エンジンスタート・ボタンを押すと、特注機構によって視覚的スタンスが変化し、巨大なエア・インテークとアクティブ・エアロダイナミクスが出現します。ドライバーはサーキットで責めの走りをするように誘われます。この変化はほとんど有機的におこなわれ、いわばシックなイブニング・ドレスから、ダウンフォースを追求するパンクロックの攻撃的なものへと、雰囲気と体つきが切り替わります。




KC23 はすぐにクラシックなフェラーリのデザインの地位を占めることになります。 停止時には滑らかで美しい曲線を描くフォルムですが、エンジンスタートボタンを押すと、レースに焦点を当てたエアロダイナミクスが出現します




最初から、KC23はホモロゲーションの制約にとらわれないラディカルな車として、ほとんど時代を超えた洗練されたボディワークを採用する運命にありました。フェラーリのバック・カタログのなかで最もレアで最も象徴的なシルエットにも引けを取らない、誕生時点ですでにクラシックな車であると同時に、今後数十年をかいま見させるようなボディワークです。こうした目標を達成するためには、ガラス面やライト・クラスターも含め、Ferrari 488 GT3 Evo 2020のすべてのラインの設計を見直す必要がありました。


KC23には、LaFerrariのように垂直に開くバタフライ・ドアも備わり、劇場のような雰囲気を盛り上げます。ヘッドライトとテールライトにも見直しが加えられました。ヘッドライトは、つい先日、伝統あるル・マン24時間レースで優勝した耐久レーシングカー、Ferrari 499Pを意識したものです。また、テールライトの躍動感あふれるメタクリル樹脂製ライトブレードは、シングルシーター・コンセプトのFerrari Vision Gran Turismoにインスピレーションを得ています。

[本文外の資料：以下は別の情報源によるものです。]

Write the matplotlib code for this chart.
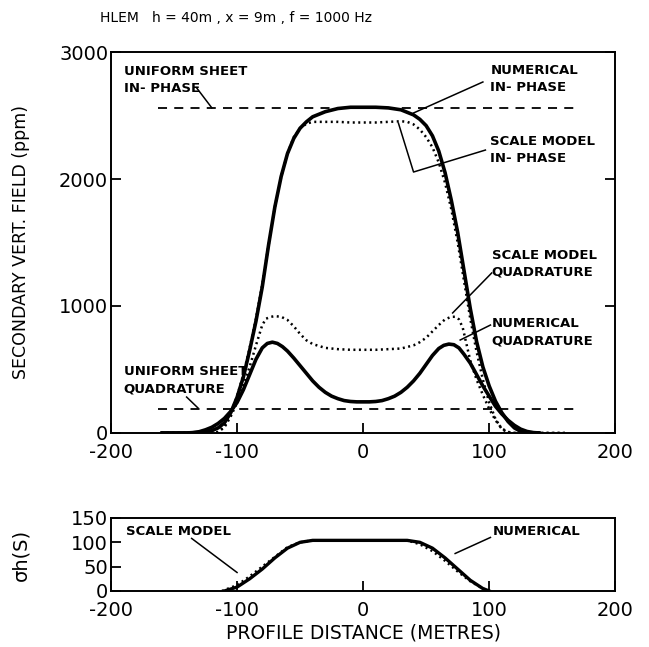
import numpy as np
import matplotlib
matplotlib.use("Agg")
import matplotlib.pyplot as plt

plt.rcParams['font.family'] = ['DejaVu Sans']
plt.rcParams['axes.unicode_minus'] = False

# numerical in-phase (ppm)
x_num_ip = [-160, -140, -130, -125, -120, -115, -110, -105, -100, -95, -90, -85, -80, -75, -70, -65,
            -60, -55, -50, -45, -40, -30, -20, -10, 0, 10, 20, 30, 40, 45, 50, 55, 60, 65, 70, 75,
            80, 85, 90, 95, 100, 105, 110, 115, 120, 125, 130, 140]
y_num_ip = [0, 0, 3, 8, 18, 40, 80, 160, 280, 440, 650, 880, 1150, 1480, 1780, 2020,
            2200, 2320, 2400, 2450, 2490, 2530, 2555, 2565, 2565, 2565, 2560, 2545, 2505, 2470, 2420, 2340, 2220, 2050, 1830, 1580,
            1280, 980, 720, 520, 370, 250, 160, 90, 40, 12, 3, 0]

# scale model in-phase
x_sm_ip = [-160, -140, -120, -115, -110, -105, -100, -95, -90, -85, -80, -75, -70, -65, -60, -55,
           -50, -45, -40, -30, -20, -10, 0, 10, 20, 30, 35, 40, 45, 50, 55, 60, 65, 70, 75, 80,
           85, 90, 95, 100, 105, 110, 115, 120, 140, 160]
y_sm_ip = [0, 0, 0, 8, 50, 150, 290, 460, 670, 900, 1170, 1480, 1780, 2020, 2200, 2330,
           2400, 2435, 2450, 2450, 2450, 2445, 2445, 2445, 2450, 2455, 2450, 2430, 2390, 2330, 2250, 2130, 1970, 1760, 1500, 1200,
           900, 640, 420, 240, 110, 30, 5, 0, 0, 0]

# scale model quadrature
x_sm_q = [-160, -140, -120, -115, -110, -105, -100, -95, -90, -85, -80, -77, -73, -70, -65, -60,
          -55, -50, -45, -40, -30, -20, -10, 0, 10, 20, 30, 40, 45, 50, 55, 60, 65, 70, 73, 76,
          79, 82, 85, 90, 95, 100, 105, 110, 115, 120, 140, 160]
y_sm_q = [0, 0, 0, 8, 45, 130, 240, 380, 520, 690, 850, 900, 915, 920, 915, 890,
          840, 780, 730, 700, 670, 660, 655, 655, 655, 660, 665, 690, 715, 750, 800, 850, 895, 915, 915, 895,
          830, 700, 570, 420, 300, 190, 100, 35, 8, 0, 0, 0]

# numerical quadrature
x_num_q = [-160, -140, -135, -130, -125, -120, -115, -110, -105, -100, -95, -90, -85, -80, -76, -72,
           -68, -64, -60, -55, -50, -45, -40, -35, -30, -25, -20, -15, -10, -5, 0, 5, 10, 15, 20, 25,
           30, 35, 40, 45, 50, 55, 60, 64, 68, 72, 76, 80, 85, 90, 95, 100, 105, 110, 115, 120,
           125, 130, 135, 140]
y_num_q = [0, 0, 3, 10, 25, 45, 75, 115, 170, 240, 340, 460, 580, 670, 705, 715,
           705, 680, 645, 590, 530, 470, 410, 360, 320, 290, 270, 255, 248, 245, 245, 245, 248, 255, 270, 290,
           320, 360, 410, 470, 540, 610, 665, 690, 700, 695, 670, 620, 550, 460, 370, 290, 210, 150, 100, 60,
           30, 12, 3, 0]

# uniform sheet responses
sheet_x = [-163, 172]
sheet_ip = 2560
sheet_q = 190

# conductance-thickness sigma*h (S)
x_sig_num = [-110, -100, -90, -80, -70, -60, -50, -40, 0, 35, 45, 55, 65, 75, 85, 95, 100]
y_sig_num = [0, 8, 25, 45, 68, 88, 100, 104, 104, 104, 100, 88, 68, 45, 22, 5, 0]
x_sig_sm = [-112, -100, -90, -80, -70, -60, -50, -40, 0, 35, 45, 55, 65, 75, 85, 95, 100]
y_sig_sm = [0, 12, 30, 50, 70, 90, 100, 104, 104, 104, 96, 82, 62, 40, 20, 5, 0]

fig = plt.figure(figsize=(6.49, 6.47), dpi=100)
ax = fig.add_axes([0.171, 0.3308, 0.777, 0.5888])
ax2 = fig.add_axes([0.171, 0.0866, 0.777, 0.1128])

dots = (0, (0.8, 1.4))
dash = (0, (5, 4))

ax.plot(x_num_ip, y_num_ip, color='black', lw=2.6, solid_capstyle='round')
ax.plot(x_num_q, y_num_q, color='black', lw=2.6, solid_capstyle='round')
ax.plot(x_sm_ip, y_sm_ip, color='black', lw=1.8, linestyle=dots)
ax.plot(x_sm_q, y_sm_q, color='black', lw=1.8, linestyle=dots)
ax.plot(sheet_x, [sheet_ip, sheet_ip], color='black', lw=1.3, linestyle=dash)
ax.plot(sheet_x, [sheet_q, sheet_q], color='black', lw=1.3, linestyle=dash)

ax.set_xlim(-200, 200)
ax.set_ylim(0, 3000)
ax.set_xticks([-200, -100, 0, 100, 200])
ax.set_yticks([0, 1000, 2000, 3000])
ax.tick_params(direction='in', length=7, width=1.3, labelsize=14, right=True)
ax.tick_params(axis='x', pad=7)
ax.tick_params(axis='y', pad=2)
ax.set_ylabel("SECONDARY VERT. FIELD (ppm)", fontsize=12.5)
for s in ax.spines.values():
    s.set_linewidth(1.4)

lab = dict(fontsize=9.5, fontweight='bold', va='center', ha='left', linespacing=1.4)
lk = dict(color='black', lw=1.1)
ax.text(-190, 2780, "UNIFORM SHEET\nIN- PHASE", **lab)
ax.plot([-132, -120], [2717, 2560], **lk)
ax.text(101, 2790, "NUMERICAL\nIN- PHASE", **lab)
ax.plot([95, 40], [2764, 2520], **lk)
ax.text(101, 2228, "SCALE MODEL\nIN- PHASE", **lab)
ax.plot([97, 40, 28], [2228, 2055, 2440], **lk)
ax.text(102, 1331, "SCALE MODEL\nQUADRATURE", **lab)
ax.plot([102, 71], [1260, 945], **lk)
ax.text(102, 795, "NUMERICAL\nQUADRATURE", **lab)
ax.plot([101, 77], [850, 732], **lk)
ax.text(-190, 417, "UNIFORM SHEET\nQUADRATURE", **lab)
ax.plot([-140, -131], [283, 197], **lk)

fig.text(0.154, 0.972, "HLEM   h = 40m , x = 9m , f = 1000 Hz", fontsize=10, va='center', ha='left')

ax2.plot(x_sig_num, y_sig_num, color='black', lw=2.4)
ax2.plot(x_sig_sm, y_sig_sm, color='black', lw=1.8, linestyle=dots)
ax2.set_xlim(-200, 200)
ax2.set_ylim(0, 150)
ax2.set_xticks([-200, -100, 0, 100, 200])
ax2.set_yticks([0, 50, 100, 150])
ax2.tick_params(direction='in', length=7, width=1.3, labelsize=14)
ax2.tick_params(axis='x', pad=7)
ax2.tick_params(axis='y', pad=2)
ax2.set_ylabel("σh(S)", fontsize=14)
ax2.set_xlabel("PROFILE DISTANCE (METRES)", fontsize=13.5, labelpad=3)
for s in ax2.spines.values():
    s.set_linewidth(1.4)
ax2.text(-188, 122, "SCALE MODEL", **lab)
ax2.plot([-136, -100], [108, 38], **lk)
ax2.text(103, 122, "NUMERICAL", **lab)
ax2.plot([101, 73], [110, 77], **lk)

ax.yaxis.set_label_coords(-0.16, 0.5)
ax2.yaxis.set_label_coords(-0.16, 0.5)

fig.savefig("out.png", dpi=100)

KC23 はすぐにクラシックなフェラーリのデザインの地位を占めることになります。 停止時には滑らかで美しい曲線を描くフォルムですが、エンジンスタートボタンを押すと、レースに焦点を当てたエアロダイナミクスが出現します




塗装も独特で、 「ゴールド・マーキュリー」と呼ばれる、特別に開発された4層のアルミニウム塗装が施されています。塗料に含まれる液体金属は、太陽光の下では驚くほど明るい輝きを放ち、まるで生き物のように呼吸しているかのようです。しかも、光の当たり具合や見る角度によって色が変化し、 マシンそのものと同じくらい魅力的です。

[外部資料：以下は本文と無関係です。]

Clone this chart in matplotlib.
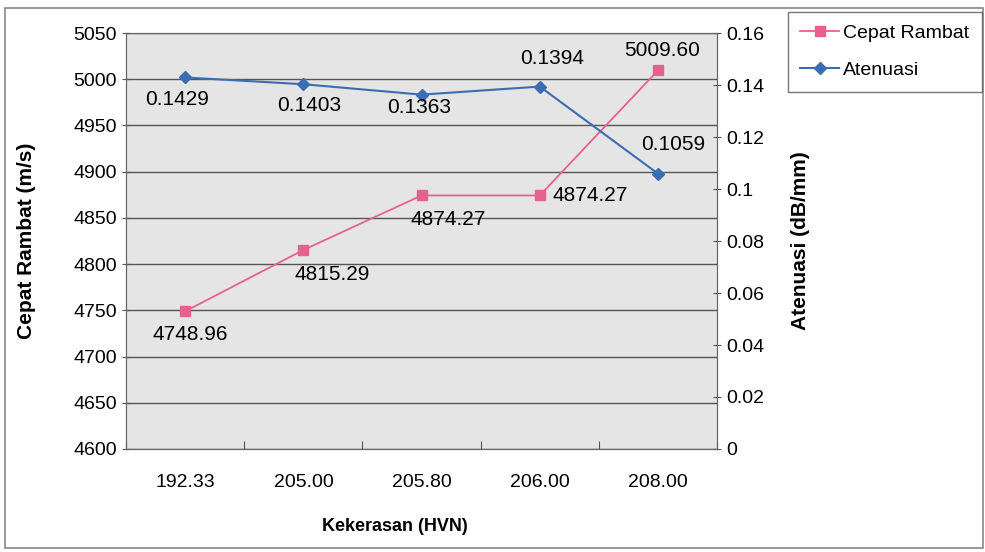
import matplotlib.pyplot as plt
from matplotlib.patches import Rectangle

plt.rcParams['font.family'] = ['Liberation Sans', 'DejaVu Sans']

kekerasan = ['192.33', '205.00', '205.80', '206.00', '208.00']
cepat_rambat = [4748.96, 4815.29, 4874.27, 4874.27, 5009.60]
atenuasi = [0.1429, 0.1403, 0.1363, 0.1394, 0.1059]

pink = '#e5628c'
blue = '#3b6db3'

fig = plt.figure(figsize=(9.85, 5.52), dpi=100)
fig.patches.append(Rectangle((0.005, 0.007), 0.993, 0.979, transform=fig.transFigure,
                             fill=False, edgecolor='#888888', linewidth=1.2))

ax = fig.add_axes([0.128, 0.1866, 0.6, 0.7536])
ax2 = ax.twinx()

x = [i + 0.5 for i in range(len(kekerasan))]

ax.set_facecolor('#e5e5e5')
ax.set_xlim(0, 5)
ax.set_ylim(4600, 5050)
ax.set_yticks(range(4600, 5051, 50))
ax.yaxis.grid(True, color='#555555', linewidth=1.0)
ax.set_axisbelow(True)
ax.set_xticks([0, 1, 2, 3, 4, 5], minor=False)
ax.set_xticklabels([])
ax.set_xticks(x, minor=True)
ax.set_xticklabels(kekerasan, minor=True, fontsize=14)
ax.tick_params(axis='x', which='minor', length=0, pad=18)
ax.tick_params(axis='x', which='major', length=6, direction='in', color='#555555')
ax.tick_params(axis='y', length=6, direction='inout', labelsize=14, color='#555555')
for s in ax.spines.values():
    s.set_color('#666666')

ax2.set_ylim(0, 0.16)
ax2.set_yticks([0, 0.02, 0.04, 0.06, 0.08, 0.1, 0.12, 0.14, 0.16])
ax2.set_yticklabels(['0', '0.02', '0.04', '0.06', '0.08', '0.1', '0.12', '0.14', '0.16'])
ax2.tick_params(axis='y', length=6, direction='inout', labelsize=14, color='#555555')
for s in ax2.spines.values():
    s.set_color('#666666')

l1, = ax.plot(x, cepat_rambat, color=pink, marker='s', markersize=7, linewidth=1.3,
              label='Cepat Rambat')
l2, = ax2.plot(x, atenuasi, color=blue, marker='D', markersize=6, linewidth=1.5,
               label='Atenuasi')

# value labels (offsets in points)
pink_off = [(4, -17), (21, -18), (19, -17), (36, 0), (3, 14)]
for xi, v, (dx, dy) in zip(x, cepat_rambat, pink_off):
    ax.annotate(f'{v:.2f}', (xi, v), xytext=(dx, dy), textcoords='offset points',
                ha='center', va='center', fontsize=15)
blue_off = [(-6, -16), (4, -15), (-2, -9), (9, 20), (11, 21)]
for xi, v, (dx, dy) in zip(x, atenuasi, blue_off):
    ax2.annotate(f'{v:.4f}', (xi, v), xytext=(dx, dy), textcoords='offset points',
                 ha='center', va='center', fontsize=15)

ax.set_xlabel('Kekerasan (HVN)', fontsize=13, fontweight='bold')
ax.xaxis.set_label_coords(0.455, -0.165)
ax.set_ylabel('Cepat Rambat (m/s)', fontsize=15, fontweight='bold')
ax.yaxis.set_label_coords(-0.152, 0.5)
ax2.set_ylabel('Atenuasi (dB/mm)', fontsize=15, fontweight='bold')
ax2.yaxis.set_label_coords(1.125, 0.5)

leg = fig.legend([l1, l2], ['Cepat Rambat', 'Atenuasi'], loc='upper right',
                 bbox_to_anchor=(982 / 985, 1 - 12 / 552), fontsize=14, frameon=True,
                 fancybox=False, edgecolor='#555555', handlelength=2.0,
                 borderpad=0.65, labelspacing=1.0, handletextpad=0.2, borderaxespad=0)
leg.get_frame().set_linewidth(1.0)

fig.savefig('out.png', dpi=100)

キャビンは、ドアパネルと助手席側ダッシュボード仕上げを除き、レースカーと同じように無駄がそぎ落とされています。ボタンで覆われたステアリング・ヨークとロッカー・スイッチのパネルは純然たる耐久レース仕様となっています。特注のAlcantara©で仕上げたバケット・シートは、的を絞ったインテリアと都会的なエクステリアの双方を引き立てます。

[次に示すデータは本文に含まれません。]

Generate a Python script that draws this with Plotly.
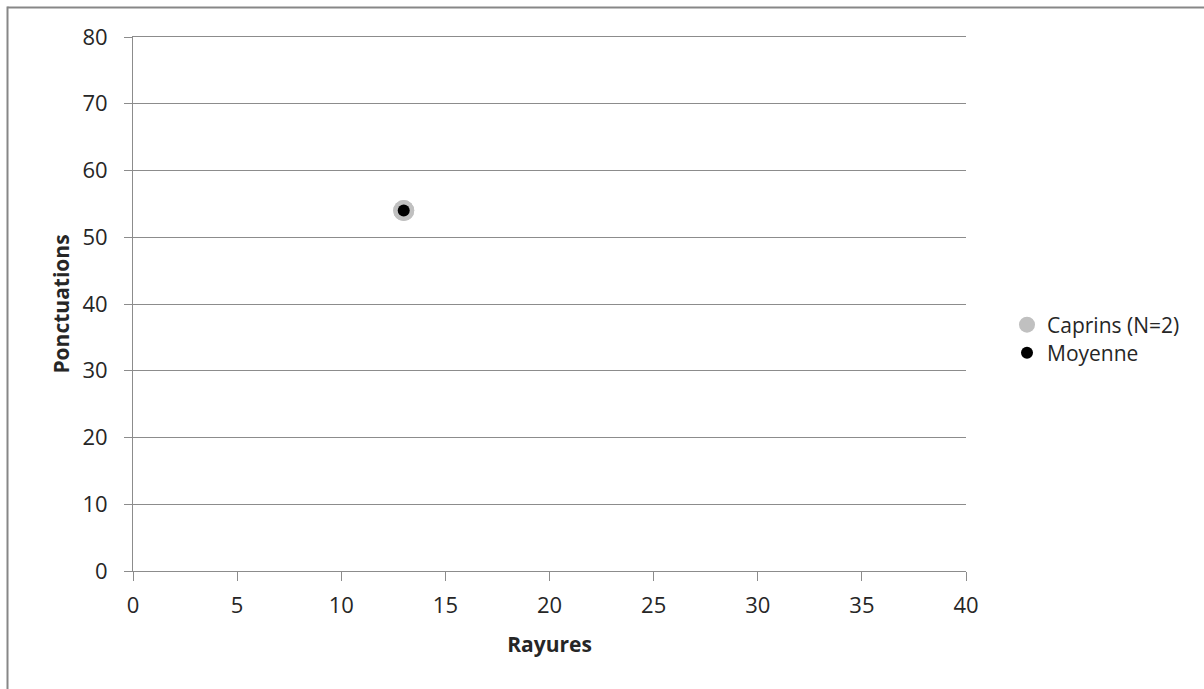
import plotly.graph_objects as go

# Data
caprins_x = [13, 13]
caprins_y = [54, 54]
moyenne_x = [13]
moyenne_y = [54]

x_ticks = [0, 5, 10, 15, 20, 25, 30, 35, 40]
y_ticks = [0, 10, 20, 30, 40, 50, 60, 70, 80]

FONT = "Open Sans"
TXT = "#262626"
GRID = "#8c8c8c"
BORDER = "#878787"

W, H = 1204, 689
L, R, T, B = 133, 966, 37, 571
pw, ph = R - L, B - T

def px2x(p):
    return (p - L) / pw

def px2y(p):
    return (B - p) / ph

fig = go.Figure()
fig.add_trace(go.Scatter(
    x=caprins_x, y=caprins_y, mode="markers", name="Caprins (N=2)",
    marker=dict(color="#c0c0c0", size=21, line=dict(width=0)),
    legend="legend",
))
fig.add_trace(go.Scatter(
    x=moyenne_x, y=moyenne_y, mode="markers", name="Moyenne",
    marker=dict(color="#000000", size=12, line=dict(width=0)),
    legend="legend2",
))

leg_common = dict(
    xanchor="left", yanchor="middle",
    font=dict(family=FONT, size=21, color=TXT),
    bgcolor="rgba(0,0,0,0)", itemsizing="trace",
)

fig.update_layout(
    width=W, height=H,
    margin=dict(l=L, r=W - R, t=T, b=H - B),
    paper_bgcolor="white", plot_bgcolor="white",
    font=dict(family=FONT, size=21, color=TXT),
    showlegend=True,
    legend=dict(x=px2x(1007), y=px2y(325), **leg_common),
    legend2=dict(x=px2x(1007), y=px2y(353), **leg_common),
    xaxis=dict(
        range=[0, 40], tickvals=x_ticks, showgrid=False, zeroline=False,
        showline=True, linecolor=GRID, linewidth=1, mirror=True,
        ticks="outside", ticklen=9, tickcolor=GRID, tickwidth=1,
        ticklabelstandoff=6,
        tickfont=dict(family=FONT, size=22, color=TXT),
        title=dict(text="<b>Rayures</b>", font=dict(family=FONT, size=21, color=TXT), standoff=18),
        fixedrange=True,
    ),
    yaxis=dict(
        range=[0, 80], tickvals=y_ticks, showgrid=True, gridcolor=GRID, gridwidth=1,
        zeroline=False, showline=True, linecolor=GRID, linewidth=1,
        ticks="outside", ticklen=8, tickcolor=GRID, tickwidth=1,
        ticklabelstandoff=12,
        tickfont=dict(family=FONT, size=22, color=TXT),
        title=dict(text="<b>Ponctuations</b>", font=dict(family=FONT, size=21, color=TXT), standoff=7),
        fixedrange=True,
    ),
    shapes=[
        dict(type="line", xref="paper", yref="paper",
             x0=px2x(7.5), x1=px2x(W + 5), y0=px2y(7.5), y1=px2y(7.5),
             line=dict(color=BORDER, width=2), layer="below"),
        dict(type="line", xref="paper", yref="paper",
             x0=px2x(7.5), x1=px2x(7.5), y0=px2y(6.5), y1=px2y(H + 5),
             line=dict(color=BORDER, width=2), layer="below"),
    ],
)

fig.write_html(
    "out.html",
    config={"displayModeBar": False},
    post_script="document.body.style.margin='0px';",
)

KC23 のドアは LaFerrari スタイルで垂直に開き、ヘッドライトは最近ル・マンで優勝した 499P ハイパーカーに敬意を表しています




フェラーリの1台限りのワンオフカーは、一般の人の前にはまったく姿を見せないこともあります。しかし今回に関しては、オーナーは自分のコラボレーションを世界と共有したいと思っています。フェラーリのパーソナリゼーションの頂点ともいえるKC23は、7月13~16日に英国で開催されるグッドウッド・フェスティバル・オブ・スピードで一般初公開されてから、8月1日から10月2日までマラネッロのフェラーリ・ミュージアムで展示されます。「フェラーリスティ」にとっては大きな喜びです。


これは、多くのフェラーリのオーナーや愛好家にとって、夢のフェラーリがどのような形を取りうるのかについて、想像力を刺激される機会となるでしょう。理想を追いかけた1人の顧客は、その夢を現実のものにしました。